> Set task
With the images removed, repeat the data below exactly.

> Data shown

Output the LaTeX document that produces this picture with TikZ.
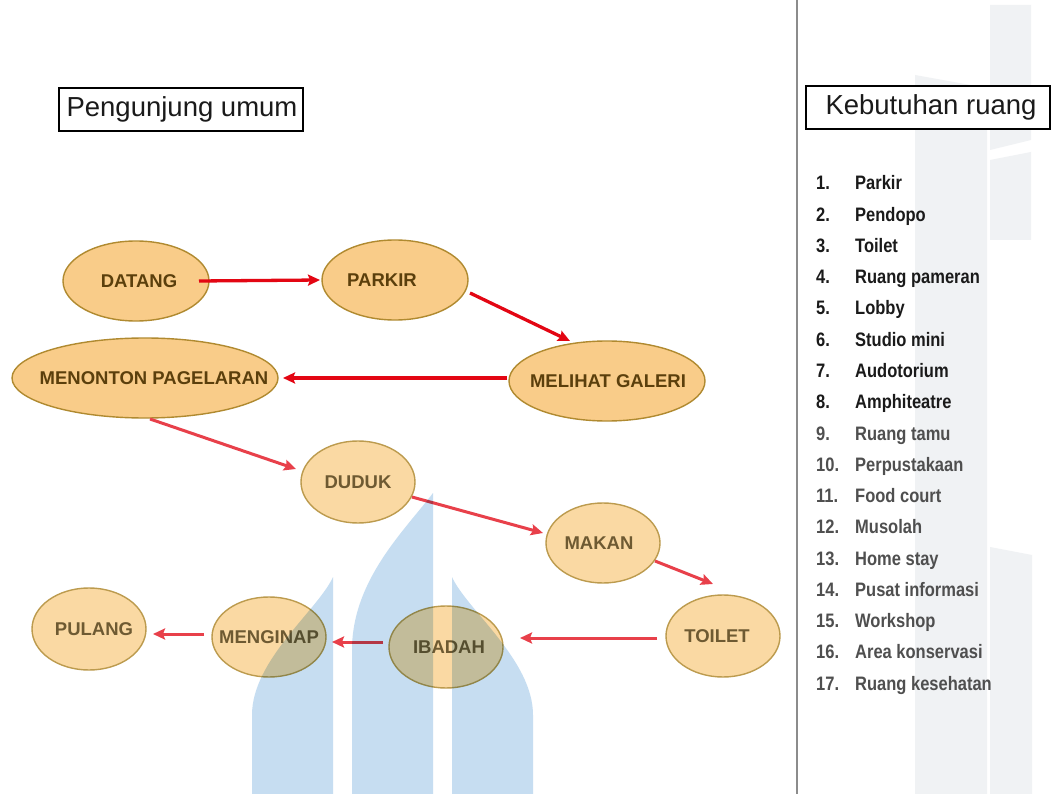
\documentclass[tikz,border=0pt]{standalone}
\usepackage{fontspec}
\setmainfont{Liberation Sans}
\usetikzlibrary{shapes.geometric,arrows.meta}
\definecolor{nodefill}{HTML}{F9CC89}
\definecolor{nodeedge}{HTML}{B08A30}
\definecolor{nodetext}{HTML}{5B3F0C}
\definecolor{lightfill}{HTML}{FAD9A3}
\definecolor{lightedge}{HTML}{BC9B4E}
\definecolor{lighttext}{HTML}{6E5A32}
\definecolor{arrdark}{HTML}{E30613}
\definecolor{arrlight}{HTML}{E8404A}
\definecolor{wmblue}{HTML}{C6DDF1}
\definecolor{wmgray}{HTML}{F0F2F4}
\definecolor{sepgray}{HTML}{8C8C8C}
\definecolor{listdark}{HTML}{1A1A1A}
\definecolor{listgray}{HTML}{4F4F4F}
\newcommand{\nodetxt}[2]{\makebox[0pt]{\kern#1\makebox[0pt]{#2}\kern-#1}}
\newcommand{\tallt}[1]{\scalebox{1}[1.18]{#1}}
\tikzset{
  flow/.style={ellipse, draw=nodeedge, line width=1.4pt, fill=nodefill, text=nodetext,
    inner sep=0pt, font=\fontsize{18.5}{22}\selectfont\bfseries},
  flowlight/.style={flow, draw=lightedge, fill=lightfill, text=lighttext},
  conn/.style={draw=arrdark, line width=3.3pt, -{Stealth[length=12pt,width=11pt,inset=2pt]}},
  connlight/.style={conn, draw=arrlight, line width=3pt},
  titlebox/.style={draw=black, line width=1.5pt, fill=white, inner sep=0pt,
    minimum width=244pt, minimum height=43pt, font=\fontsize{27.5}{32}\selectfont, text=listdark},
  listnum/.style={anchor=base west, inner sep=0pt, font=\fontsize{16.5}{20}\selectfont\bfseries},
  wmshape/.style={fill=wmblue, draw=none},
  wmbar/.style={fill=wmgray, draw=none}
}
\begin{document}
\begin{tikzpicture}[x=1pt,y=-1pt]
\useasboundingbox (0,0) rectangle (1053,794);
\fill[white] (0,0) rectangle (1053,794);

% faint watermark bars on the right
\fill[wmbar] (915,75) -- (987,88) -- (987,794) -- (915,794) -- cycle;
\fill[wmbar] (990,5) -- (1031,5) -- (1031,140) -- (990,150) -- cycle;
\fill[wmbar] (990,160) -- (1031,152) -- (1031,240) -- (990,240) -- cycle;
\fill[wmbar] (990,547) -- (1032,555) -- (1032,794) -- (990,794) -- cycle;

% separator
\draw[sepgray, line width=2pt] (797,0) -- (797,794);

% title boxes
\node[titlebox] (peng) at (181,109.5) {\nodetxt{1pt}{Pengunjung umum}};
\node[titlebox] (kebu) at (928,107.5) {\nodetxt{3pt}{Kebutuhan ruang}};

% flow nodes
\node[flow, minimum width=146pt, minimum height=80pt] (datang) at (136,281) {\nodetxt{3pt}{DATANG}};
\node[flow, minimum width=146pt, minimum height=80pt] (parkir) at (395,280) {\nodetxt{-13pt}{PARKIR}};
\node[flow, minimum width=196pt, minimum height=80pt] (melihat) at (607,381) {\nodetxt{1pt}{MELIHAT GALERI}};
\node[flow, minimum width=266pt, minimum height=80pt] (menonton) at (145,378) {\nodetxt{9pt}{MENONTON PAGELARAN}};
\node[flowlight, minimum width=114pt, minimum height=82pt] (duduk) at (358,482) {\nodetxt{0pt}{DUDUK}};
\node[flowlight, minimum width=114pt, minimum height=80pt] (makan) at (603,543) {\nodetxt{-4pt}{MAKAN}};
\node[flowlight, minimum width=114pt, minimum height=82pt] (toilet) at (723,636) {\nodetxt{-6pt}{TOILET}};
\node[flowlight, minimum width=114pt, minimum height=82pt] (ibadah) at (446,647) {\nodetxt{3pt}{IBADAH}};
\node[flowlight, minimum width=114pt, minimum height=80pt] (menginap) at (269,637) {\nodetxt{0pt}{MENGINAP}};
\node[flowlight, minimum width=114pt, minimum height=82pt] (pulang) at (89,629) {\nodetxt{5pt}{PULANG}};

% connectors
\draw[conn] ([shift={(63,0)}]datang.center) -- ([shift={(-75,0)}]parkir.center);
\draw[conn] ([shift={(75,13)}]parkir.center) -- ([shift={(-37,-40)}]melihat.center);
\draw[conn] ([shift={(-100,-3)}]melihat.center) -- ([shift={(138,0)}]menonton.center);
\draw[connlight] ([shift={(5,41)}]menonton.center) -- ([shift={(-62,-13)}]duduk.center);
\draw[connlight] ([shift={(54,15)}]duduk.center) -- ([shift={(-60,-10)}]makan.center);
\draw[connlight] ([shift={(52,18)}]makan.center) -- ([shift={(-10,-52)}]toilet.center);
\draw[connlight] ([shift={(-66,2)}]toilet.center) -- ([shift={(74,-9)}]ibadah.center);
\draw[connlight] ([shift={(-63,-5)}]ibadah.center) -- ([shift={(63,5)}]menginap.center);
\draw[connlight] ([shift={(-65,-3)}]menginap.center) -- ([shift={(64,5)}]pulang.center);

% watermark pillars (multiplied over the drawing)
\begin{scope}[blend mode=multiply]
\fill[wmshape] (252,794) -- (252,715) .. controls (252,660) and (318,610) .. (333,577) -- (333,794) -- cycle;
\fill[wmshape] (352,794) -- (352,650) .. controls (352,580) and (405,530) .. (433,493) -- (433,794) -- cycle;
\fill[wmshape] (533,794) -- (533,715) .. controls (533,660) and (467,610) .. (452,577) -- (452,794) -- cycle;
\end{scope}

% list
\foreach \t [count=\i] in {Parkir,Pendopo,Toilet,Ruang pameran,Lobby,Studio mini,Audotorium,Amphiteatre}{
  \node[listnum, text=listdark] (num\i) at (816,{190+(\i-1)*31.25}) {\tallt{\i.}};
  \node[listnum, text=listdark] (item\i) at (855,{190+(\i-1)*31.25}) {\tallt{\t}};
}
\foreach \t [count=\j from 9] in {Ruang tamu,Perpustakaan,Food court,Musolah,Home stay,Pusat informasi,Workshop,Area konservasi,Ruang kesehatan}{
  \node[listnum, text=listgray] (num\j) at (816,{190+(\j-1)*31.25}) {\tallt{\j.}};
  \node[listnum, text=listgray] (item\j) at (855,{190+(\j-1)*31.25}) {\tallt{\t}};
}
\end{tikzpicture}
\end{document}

> Finished task
Output the LaTeX document that produces this picture with TikZ.
\documentclass[tikz,border=0pt]{standalone}
\usepackage{fontspec}
\setmainfont{Liberation Sans}
\usetikzlibrary{shapes.geometric,arrows.meta}
\definecolor{nodefill}{HTML}{F9CC89}
\definecolor{nodeedge}{HTML}{B08A30}
\definecolor{nodetext}{HTML}{5B3F0C}
\definecolor{lightfill}{HTML}{FAD9A3}
\definecolor{lightedge}{HTML}{BC9B4E}
\definecolor{lighttext}{HTML}{6E5A32}
\definecolor{arrdark}{HTML}{E30613}
\definecolor{arrlight}{HTML}{E8404A}
\definecolor{wmblue}{HTML}{C6DDF1}
\definecolor{wmgray}{HTML}{F0F2F4}
\definecolor{sepgray}{HTML}{8C8C8C}
\definecolor{listdark}{HTML}{1A1A1A}
\definecolor{listgray}{HTML}{4F4F4F}
\newcommand{\nodetxt}[2]{\makebox[0pt]{\kern#1\makebox[0pt]{#2}\kern-#1}}
\newcommand{\tallt}[1]{\scalebox{1}[1.18]{#1}}
\tikzset{
  flow/.style={ellipse, draw=nodeedge, line width=1.4pt, fill=nodefill, text=nodetext,
    inner sep=0pt, font=\fontsize{18.5}{22}\selectfont\bfseries},
  flowlight/.style={flow, draw=lightedge, fill=lightfill, text=lighttext},
  conn/.style={draw=arrdark, line width=3.3pt, -{Stealth[length=12pt,width=11pt,inset=2pt]}},
  connlight/.style={conn, draw=arrlight, line width=3pt},
  titlebox/.style={draw=black, line width=1.5pt, fill=white, inner sep=0pt,
    minimum width=244pt, minimum height=43pt, font=\fontsize{27.5}{32}\selectfont, text=listdark},
  listnum/.style={anchor=base west, inner sep=0pt, font=\fontsize{16.5}{20}\selectfont\bfseries},
  wmshape/.style={fill=wmblue, draw=none},
  wmbar/.style={fill=wmgray, draw=none}
}
\begin{document}
\begin{tikzpicture}[x=1pt,y=-1pt]
\useasboundingbox (0,0) rectangle (1053,794);
\fill[white] (0,0) rectangle (1053,794);

% faint watermark bars on the right
\fill[wmbar] (915,75) -- (987,88) -- (987,794) -- (915,794) -- cycle;
\fill[wmbar] (990,5) -- (1031,5) -- (1031,140) -- (990,150) -- cycle;
\fill[wmbar] (990,160) -- (1031,152) -- (1031,240) -- (990,240) -- cycle;
\fill[wmbar] (990,547) -- (1032,555) -- (1032,794) -- (990,794) -- cycle;

% separator
\draw[sepgray, line width=2pt] (797,0) -- (797,794);

% title boxes
\node[titlebox] (peng) at (181,109.5) {\nodetxt{1pt}{Pengunjung umum}};
\node[titlebox] (kebu) at (928,107.5) {\nodetxt{3pt}{Kebutuhan ruang}};

% flow nodes
\node[flow, minimum width=146pt, minimum height=80pt] (datang) at (136,281) {\nodetxt{3pt}{DATANG}};
\node[flow, minimum width=146pt, minimum height=80pt] (parkir) at (395,280) {\nodetxt{-13pt}{PARKIR}};
\node[flow, minimum width=196pt, minimum height=80pt] (melihat) at (607,381) {\nodetxt{1pt}{MELIHAT GALERI}};
\node[flow, minimum width=266pt, minimum height=80pt] (menonton) at (145,378) {\nodetxt{9pt}{MENONTON PAGELARAN}};
\node[flowlight, minimum width=114pt, minimum height=82pt] (duduk) at (358,482) {\nodetxt{0pt}{DUDUK}};
\node[flowlight, minimum width=114pt, minimum height=80pt] (makan) at (603,543) {\nodetxt{-4pt}{MAKAN}};
\node[flowlight, minimum width=114pt, minimum height=82pt] (toilet) at (723,636) {\nodetxt{-6pt}{TOILET}};
\node[flowlight, minimum width=114pt, minimum height=82pt] (ibadah) at (446,647) {\nodetxt{3pt}{IBADAH}};
\node[flowlight, minimum width=114pt, minimum height=80pt] (menginap) at (269,637) {\nodetxt{0pt}{MENGINAP}};
\node[flowlight, minimum width=114pt, minimum height=82pt] (pulang) at (89,629) {\nodetxt{5pt}{PULANG}};

% connectors
\draw[conn] ([shift={(63,0)}]datang.center) -- ([shift={(-75,0)}]parkir.center);
\draw[conn] ([shift={(75,13)}]parkir.center) -- ([shift={(-37,-40)}]melihat.center);
\draw[conn] ([shift={(-100,-3)}]melihat.center) -- ([shift={(138,0)}]menonton.center);
\draw[connlight] ([shift={(5,41)}]menonton.center) -- ([shift={(-62,-13)}]duduk.center);
\draw[connlight] ([shift={(54,15)}]duduk.center) -- ([shift={(-60,-10)}]makan.center);
\draw[connlight] ([shift={(52,18)}]makan.center) -- ([shift={(-10,-52)}]toilet.center);
\draw[connlight] ([shift={(-66,2)}]toilet.center) -- ([shift={(74,-9)}]ibadah.center);
\draw[connlight] ([shift={(-63,-5)}]ibadah.center) -- ([shift={(63,5)}]menginap.center);
\draw[connlight] ([shift={(-65,-3)}]menginap.center) -- ([shift={(64,5)}]pulang.center);

% watermark pillars (multiplied over the drawing)
\begin{scope}[blend mode=multiply]
\fill[wmshape] (252,794) -- (252,715) .. controls (252,660) and (318,610) .. (333,577) -- (333,794) -- cycle;
\fill[wmshape] (352,794) -- (352,650) .. controls (352,580) and (405,530) .. (433,493) -- (433,794) -- cycle;
\fill[wmshape] (533,794) -- (533,715) .. controls (533,660) and (467,610) .. (452,577) -- (452,794) -- cycle;
\end{scope}

% list
\foreach \t [count=\i] in {Parkir,Pendopo,Toilet,Ruang pameran,Lobby,Studio mini,Audotorium,Amphiteatre}{
  \node[listnum, text=listdark] (num\i) at (816,{190+(\i-1)*31.25}) {\tallt{\i.}};
  \node[listnum, text=listdark] (item\i) at (855,{190+(\i-1)*31.25}) {\tallt{\t}};
}
\foreach \t [count=\j from 9] in {Ruang tamu,Perpustakaan,Food court,Musolah,Home stay,Pusat informasi,Workshop,Area konservasi,Ruang kesehatan}{
  \node[listnum, text=listgray] (num\j) at (816,{190+(\j-1)*31.25}) {\tallt{\j.}};
  \node[listnum, text=listgray] (item\j) at (855,{190+(\j-1)*31.25}) {\tallt{\t}};
}
\end{tikzpicture}
\end{document}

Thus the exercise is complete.